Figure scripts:
==============================
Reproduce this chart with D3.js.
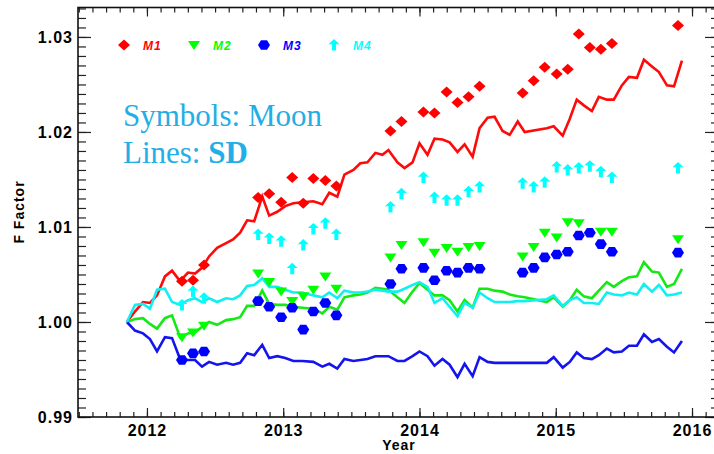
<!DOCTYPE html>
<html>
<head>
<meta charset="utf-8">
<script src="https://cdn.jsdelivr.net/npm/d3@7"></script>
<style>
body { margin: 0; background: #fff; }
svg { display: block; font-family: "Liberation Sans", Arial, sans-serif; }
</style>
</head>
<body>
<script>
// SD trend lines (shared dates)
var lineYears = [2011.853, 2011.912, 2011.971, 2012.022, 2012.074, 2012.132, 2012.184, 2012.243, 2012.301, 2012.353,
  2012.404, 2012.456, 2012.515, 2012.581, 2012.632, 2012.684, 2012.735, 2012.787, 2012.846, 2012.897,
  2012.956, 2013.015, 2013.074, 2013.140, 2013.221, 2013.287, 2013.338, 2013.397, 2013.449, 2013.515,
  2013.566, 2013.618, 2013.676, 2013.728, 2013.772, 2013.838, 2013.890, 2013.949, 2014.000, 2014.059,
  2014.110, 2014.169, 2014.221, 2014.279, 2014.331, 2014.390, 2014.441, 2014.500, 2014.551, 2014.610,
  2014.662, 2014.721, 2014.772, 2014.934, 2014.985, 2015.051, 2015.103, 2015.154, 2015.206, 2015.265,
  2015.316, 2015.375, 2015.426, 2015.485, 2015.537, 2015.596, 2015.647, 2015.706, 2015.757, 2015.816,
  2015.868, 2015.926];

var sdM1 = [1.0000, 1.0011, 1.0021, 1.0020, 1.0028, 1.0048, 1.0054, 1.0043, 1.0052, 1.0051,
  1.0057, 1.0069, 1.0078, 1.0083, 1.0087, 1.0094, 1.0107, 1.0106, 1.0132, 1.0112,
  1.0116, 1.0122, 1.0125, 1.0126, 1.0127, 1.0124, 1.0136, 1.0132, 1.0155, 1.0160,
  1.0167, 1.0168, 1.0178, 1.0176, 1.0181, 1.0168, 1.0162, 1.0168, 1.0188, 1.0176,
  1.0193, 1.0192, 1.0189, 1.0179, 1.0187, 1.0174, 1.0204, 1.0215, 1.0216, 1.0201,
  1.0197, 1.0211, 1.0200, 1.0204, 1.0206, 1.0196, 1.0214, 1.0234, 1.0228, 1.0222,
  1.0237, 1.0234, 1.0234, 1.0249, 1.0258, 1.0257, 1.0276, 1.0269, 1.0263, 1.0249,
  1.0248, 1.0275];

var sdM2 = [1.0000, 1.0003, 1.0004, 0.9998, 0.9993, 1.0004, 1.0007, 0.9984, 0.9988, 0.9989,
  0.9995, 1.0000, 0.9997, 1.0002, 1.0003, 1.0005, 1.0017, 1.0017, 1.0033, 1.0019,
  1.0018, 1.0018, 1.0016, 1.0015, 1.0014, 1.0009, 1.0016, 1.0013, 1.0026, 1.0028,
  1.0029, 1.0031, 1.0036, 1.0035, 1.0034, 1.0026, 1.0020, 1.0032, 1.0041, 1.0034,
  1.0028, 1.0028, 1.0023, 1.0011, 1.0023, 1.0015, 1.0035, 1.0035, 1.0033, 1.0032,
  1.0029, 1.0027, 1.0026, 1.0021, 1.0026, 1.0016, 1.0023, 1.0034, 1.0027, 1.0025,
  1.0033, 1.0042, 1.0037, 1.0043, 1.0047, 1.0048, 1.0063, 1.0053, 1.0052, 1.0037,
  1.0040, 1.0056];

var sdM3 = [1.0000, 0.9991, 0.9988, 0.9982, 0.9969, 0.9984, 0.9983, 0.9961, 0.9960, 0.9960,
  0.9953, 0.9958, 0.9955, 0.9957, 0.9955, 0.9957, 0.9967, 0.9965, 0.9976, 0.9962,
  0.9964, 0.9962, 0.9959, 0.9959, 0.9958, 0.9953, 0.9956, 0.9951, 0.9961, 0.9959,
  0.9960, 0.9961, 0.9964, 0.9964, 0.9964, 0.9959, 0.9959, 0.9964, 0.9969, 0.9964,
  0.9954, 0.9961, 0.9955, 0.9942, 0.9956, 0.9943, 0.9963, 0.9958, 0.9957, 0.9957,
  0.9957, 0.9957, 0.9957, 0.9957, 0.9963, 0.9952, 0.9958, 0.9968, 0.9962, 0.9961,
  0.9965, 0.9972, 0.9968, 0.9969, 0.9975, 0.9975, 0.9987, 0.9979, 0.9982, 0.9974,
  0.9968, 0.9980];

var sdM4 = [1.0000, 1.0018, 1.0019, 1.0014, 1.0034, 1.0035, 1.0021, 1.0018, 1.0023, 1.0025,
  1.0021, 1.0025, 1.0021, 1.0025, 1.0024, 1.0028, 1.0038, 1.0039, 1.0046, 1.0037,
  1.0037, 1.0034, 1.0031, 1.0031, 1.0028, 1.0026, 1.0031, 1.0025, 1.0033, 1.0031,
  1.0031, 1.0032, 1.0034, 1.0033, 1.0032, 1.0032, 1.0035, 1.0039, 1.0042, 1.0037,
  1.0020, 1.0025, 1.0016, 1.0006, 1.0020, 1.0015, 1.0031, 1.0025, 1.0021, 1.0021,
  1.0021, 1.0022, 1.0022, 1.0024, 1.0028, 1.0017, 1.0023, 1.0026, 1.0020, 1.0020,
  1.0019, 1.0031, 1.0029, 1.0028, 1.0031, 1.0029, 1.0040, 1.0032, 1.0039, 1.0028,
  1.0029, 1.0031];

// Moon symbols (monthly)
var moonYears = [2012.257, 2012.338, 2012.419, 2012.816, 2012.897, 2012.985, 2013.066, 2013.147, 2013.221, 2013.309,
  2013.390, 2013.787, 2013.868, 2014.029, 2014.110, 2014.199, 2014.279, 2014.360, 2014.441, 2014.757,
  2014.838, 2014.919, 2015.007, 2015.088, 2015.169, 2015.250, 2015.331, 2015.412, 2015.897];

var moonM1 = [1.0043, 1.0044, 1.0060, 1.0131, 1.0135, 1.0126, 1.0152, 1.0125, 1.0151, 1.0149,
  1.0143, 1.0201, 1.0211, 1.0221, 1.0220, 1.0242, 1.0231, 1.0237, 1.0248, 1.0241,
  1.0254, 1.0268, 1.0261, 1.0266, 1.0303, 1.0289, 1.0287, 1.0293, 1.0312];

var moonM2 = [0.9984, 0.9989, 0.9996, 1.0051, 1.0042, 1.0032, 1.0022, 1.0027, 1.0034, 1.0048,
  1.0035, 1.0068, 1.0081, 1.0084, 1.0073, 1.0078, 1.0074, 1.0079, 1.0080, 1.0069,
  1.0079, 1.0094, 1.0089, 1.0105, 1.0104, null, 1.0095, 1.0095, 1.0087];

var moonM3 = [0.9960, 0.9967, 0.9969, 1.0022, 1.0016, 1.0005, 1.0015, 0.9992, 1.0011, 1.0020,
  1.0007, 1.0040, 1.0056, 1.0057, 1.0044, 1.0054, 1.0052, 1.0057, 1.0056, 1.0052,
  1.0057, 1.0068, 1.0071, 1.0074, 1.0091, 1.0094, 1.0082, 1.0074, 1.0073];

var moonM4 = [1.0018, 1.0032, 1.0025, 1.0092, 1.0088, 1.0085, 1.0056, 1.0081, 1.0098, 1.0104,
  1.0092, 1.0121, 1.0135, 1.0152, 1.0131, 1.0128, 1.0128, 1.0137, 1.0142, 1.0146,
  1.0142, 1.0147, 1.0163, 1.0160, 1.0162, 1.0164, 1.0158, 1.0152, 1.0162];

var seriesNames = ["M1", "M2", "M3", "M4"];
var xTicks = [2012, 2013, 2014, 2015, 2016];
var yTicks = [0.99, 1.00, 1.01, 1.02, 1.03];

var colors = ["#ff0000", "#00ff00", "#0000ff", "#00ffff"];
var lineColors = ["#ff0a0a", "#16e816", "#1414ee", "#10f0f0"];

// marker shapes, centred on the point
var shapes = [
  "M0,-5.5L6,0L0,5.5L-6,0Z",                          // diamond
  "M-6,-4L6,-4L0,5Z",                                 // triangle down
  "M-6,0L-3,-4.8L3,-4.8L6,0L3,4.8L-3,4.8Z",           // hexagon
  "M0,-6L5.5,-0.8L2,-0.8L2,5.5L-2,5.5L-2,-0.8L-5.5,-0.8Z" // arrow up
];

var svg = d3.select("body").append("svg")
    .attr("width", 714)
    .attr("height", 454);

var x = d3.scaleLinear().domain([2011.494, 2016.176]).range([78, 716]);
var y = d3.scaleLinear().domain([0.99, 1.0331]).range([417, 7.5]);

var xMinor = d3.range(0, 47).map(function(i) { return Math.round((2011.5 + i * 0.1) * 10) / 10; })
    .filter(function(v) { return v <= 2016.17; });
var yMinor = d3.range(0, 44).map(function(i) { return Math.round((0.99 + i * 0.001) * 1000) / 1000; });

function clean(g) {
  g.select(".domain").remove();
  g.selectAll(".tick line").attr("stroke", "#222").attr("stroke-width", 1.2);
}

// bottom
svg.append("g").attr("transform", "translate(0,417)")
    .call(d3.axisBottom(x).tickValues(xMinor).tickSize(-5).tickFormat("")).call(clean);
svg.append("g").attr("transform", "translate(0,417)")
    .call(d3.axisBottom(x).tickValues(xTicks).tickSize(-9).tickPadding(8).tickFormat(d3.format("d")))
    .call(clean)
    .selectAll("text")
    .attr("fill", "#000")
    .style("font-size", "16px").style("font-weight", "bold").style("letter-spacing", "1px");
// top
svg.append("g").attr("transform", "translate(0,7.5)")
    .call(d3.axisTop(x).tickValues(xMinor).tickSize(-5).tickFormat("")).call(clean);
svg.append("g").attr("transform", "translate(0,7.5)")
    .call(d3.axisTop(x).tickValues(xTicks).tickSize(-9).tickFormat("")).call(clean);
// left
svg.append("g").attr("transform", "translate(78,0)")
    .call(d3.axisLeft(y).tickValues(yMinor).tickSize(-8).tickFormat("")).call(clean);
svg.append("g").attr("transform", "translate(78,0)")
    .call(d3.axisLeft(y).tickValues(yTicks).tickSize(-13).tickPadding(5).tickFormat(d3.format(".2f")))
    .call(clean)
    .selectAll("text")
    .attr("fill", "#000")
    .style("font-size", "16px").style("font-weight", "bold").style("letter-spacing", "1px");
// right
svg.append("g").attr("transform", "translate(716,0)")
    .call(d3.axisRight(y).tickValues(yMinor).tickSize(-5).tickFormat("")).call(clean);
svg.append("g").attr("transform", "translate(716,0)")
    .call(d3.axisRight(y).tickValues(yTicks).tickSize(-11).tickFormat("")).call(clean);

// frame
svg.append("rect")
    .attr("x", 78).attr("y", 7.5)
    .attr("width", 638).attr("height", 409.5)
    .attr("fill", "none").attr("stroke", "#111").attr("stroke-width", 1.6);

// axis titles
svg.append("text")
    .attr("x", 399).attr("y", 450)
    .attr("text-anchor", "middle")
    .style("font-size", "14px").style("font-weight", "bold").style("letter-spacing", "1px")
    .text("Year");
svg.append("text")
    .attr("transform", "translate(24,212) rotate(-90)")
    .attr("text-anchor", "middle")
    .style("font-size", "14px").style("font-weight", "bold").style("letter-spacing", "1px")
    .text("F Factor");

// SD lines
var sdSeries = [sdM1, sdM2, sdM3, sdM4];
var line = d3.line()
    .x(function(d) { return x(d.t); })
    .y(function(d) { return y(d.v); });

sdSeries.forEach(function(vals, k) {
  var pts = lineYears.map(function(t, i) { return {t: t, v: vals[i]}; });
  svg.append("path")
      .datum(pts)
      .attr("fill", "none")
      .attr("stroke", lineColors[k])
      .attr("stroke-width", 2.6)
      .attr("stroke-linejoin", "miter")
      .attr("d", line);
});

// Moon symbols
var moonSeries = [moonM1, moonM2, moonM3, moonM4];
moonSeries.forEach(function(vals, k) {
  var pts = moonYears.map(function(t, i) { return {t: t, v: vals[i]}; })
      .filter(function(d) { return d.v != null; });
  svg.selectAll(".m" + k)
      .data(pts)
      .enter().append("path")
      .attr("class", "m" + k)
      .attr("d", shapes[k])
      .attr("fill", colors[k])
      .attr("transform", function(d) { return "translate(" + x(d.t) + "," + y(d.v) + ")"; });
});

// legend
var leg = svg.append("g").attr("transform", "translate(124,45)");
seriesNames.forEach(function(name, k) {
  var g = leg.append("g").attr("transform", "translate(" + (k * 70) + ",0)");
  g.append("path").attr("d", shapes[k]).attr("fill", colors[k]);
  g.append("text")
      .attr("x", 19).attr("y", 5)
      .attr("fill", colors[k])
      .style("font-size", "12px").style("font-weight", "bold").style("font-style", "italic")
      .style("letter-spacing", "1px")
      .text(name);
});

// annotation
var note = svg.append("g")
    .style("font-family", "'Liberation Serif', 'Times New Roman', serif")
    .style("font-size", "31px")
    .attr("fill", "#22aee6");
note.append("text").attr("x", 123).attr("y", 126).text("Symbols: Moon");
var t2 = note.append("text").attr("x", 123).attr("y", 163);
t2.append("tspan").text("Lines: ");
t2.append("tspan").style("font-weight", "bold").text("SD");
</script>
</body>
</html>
==============================
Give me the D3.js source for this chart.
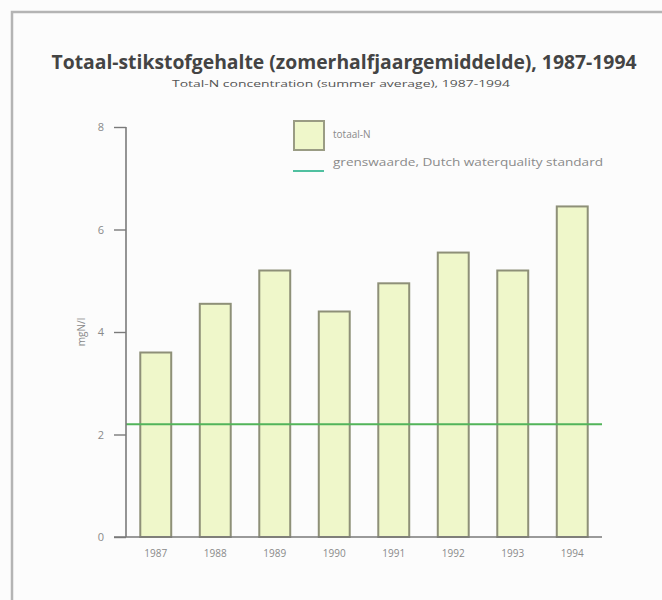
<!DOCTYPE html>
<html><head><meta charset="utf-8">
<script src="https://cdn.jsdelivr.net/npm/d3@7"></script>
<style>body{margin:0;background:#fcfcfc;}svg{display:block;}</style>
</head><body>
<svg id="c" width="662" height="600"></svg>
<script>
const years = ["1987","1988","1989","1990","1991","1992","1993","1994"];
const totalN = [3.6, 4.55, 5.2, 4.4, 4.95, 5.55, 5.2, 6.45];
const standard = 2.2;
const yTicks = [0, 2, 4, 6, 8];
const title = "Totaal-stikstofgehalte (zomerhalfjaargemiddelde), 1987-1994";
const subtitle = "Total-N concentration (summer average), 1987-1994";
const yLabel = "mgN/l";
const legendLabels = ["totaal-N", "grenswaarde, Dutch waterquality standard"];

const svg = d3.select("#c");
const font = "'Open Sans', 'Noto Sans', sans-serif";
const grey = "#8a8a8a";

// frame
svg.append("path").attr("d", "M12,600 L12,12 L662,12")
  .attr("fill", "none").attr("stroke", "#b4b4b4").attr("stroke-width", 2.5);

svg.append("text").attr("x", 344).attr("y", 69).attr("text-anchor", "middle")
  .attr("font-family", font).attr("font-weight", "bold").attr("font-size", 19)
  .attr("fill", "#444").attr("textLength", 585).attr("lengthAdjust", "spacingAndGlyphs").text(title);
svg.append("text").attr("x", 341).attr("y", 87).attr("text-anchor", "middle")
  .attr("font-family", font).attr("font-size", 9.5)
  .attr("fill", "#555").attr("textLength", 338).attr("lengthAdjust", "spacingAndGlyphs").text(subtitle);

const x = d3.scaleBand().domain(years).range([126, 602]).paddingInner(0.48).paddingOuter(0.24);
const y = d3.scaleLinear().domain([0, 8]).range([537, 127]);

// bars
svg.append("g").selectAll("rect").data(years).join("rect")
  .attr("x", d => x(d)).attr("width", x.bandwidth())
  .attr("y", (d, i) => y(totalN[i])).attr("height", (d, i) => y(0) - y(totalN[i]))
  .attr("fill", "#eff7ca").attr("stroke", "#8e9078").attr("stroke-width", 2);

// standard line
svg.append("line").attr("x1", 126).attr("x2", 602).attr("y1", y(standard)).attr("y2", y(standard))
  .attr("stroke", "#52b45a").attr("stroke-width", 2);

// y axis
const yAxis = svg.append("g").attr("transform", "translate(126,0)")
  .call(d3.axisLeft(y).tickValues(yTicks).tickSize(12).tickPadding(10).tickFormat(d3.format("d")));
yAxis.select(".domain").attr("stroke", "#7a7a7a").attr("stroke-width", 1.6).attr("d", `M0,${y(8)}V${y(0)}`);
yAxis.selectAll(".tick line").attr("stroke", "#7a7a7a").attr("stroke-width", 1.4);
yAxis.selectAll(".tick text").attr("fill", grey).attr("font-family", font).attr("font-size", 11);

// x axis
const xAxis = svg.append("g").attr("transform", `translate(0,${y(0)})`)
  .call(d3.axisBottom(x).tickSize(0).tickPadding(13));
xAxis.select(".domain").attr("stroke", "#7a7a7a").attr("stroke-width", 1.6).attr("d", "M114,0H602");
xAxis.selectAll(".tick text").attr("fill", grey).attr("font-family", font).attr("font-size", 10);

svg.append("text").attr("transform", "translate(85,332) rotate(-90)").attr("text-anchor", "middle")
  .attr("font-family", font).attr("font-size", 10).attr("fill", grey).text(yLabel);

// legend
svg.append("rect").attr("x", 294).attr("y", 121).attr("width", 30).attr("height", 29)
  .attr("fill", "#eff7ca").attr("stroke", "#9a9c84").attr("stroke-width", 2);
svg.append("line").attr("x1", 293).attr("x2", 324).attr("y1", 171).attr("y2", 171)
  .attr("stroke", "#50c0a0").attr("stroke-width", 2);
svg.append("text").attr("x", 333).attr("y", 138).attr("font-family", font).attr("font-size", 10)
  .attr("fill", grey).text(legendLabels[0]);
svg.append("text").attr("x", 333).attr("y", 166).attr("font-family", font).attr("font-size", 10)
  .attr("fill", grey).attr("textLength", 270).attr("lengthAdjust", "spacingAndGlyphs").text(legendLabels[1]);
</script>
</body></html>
==============================
• [STATED EXERCISE]: Retype the section that opens with the line holding "Reproduce this chart with D3.js." and closes with the line holding "1.0248, 1.0275];", exactly as it reads, without any pictures.

• [RESULT OF THIS EXERCISE]:
Reproduce this chart with D3.js.
<!DOCTYPE html>
<html>
<head>
<meta charset="utf-8">
<script src="https://cdn.jsdelivr.net/npm/d3@7"></script>
<style>
body { margin: 0; background: #fff; }
svg { display: block; font-family: "Liberation Sans", Arial, sans-serif; }
</style>
</head>
<body>
<script>
// SD trend lines (shared dates)
var lineYears = [2011.853, 2011.912, 2011.971, 2012.022, 2012.074, 2012.132, 2012.184, 2012.243, 2012.301, 2012.353,
  2012.404, 2012.456, 2012.515, 2012.581, 2012.632, 2012.684, 2012.735, 2012.787, 2012.846, 2012.897,
  2012.956, 2013.015, 2013.074, 2013.140, 2013.221, 2013.287, 2013.338, 2013.397, 2013.449, 2013.515,
  2013.566, 2013.618, 2013.676, 2013.728, 2013.772, 2013.838, 2013.890, 2013.949, 2014.000, 2014.059,
  2014.110, 2014.169, 2014.221, 2014.279, 2014.331, 2014.390, 2014.441, 2014.500, 2014.551, 2014.610,
  2014.662, 2014.721, 2014.772, 2014.934, 2014.985, 2015.051, 2015.103, 2015.154, 2015.206, 2015.265,
  2015.316, 2015.375, 2015.426, 2015.485, 2015.537, 2015.596, 2015.647, 2015.706, 2015.757, 2015.816,
  2015.868, 2015.926];

var sdM1 = [1.0000, 1.0011, 1.0021, 1.0020, 1.0028, 1.0048, 1.0054, 1.0043, 1.0052, 1.0051,
  1.0057, 1.0069, 1.0078, 1.0083, 1.0087, 1.0094, 1.0107, 1.0106, 1.0132, 1.0112,
  1.0116, 1.0122, 1.0125, 1.0126, 1.0127, 1.0124, 1.0136, 1.0132, 1.0155, 1.0160,
  1.0167, 1.0168, 1.0178, 1.0176, 1.0181, 1.0168, 1.0162, 1.0168, 1.0188, 1.0176,
  1.0193, 1.0192, 1.0189, 1.0179, 1.0187, 1.0174, 1.0204, 1.0215, 1.0216, 1.0201,
  1.0197, 1.0211, 1.0200, 1.0204, 1.0206, 1.0196, 1.0214, 1.0234, 1.0228, 1.0222,
  1.0237, 1.0234, 1.0234, 1.0249, 1.0258, 1.0257, 1.0276, 1.0269, 1.0263, 1.0249,
  1.0248, 1.0275];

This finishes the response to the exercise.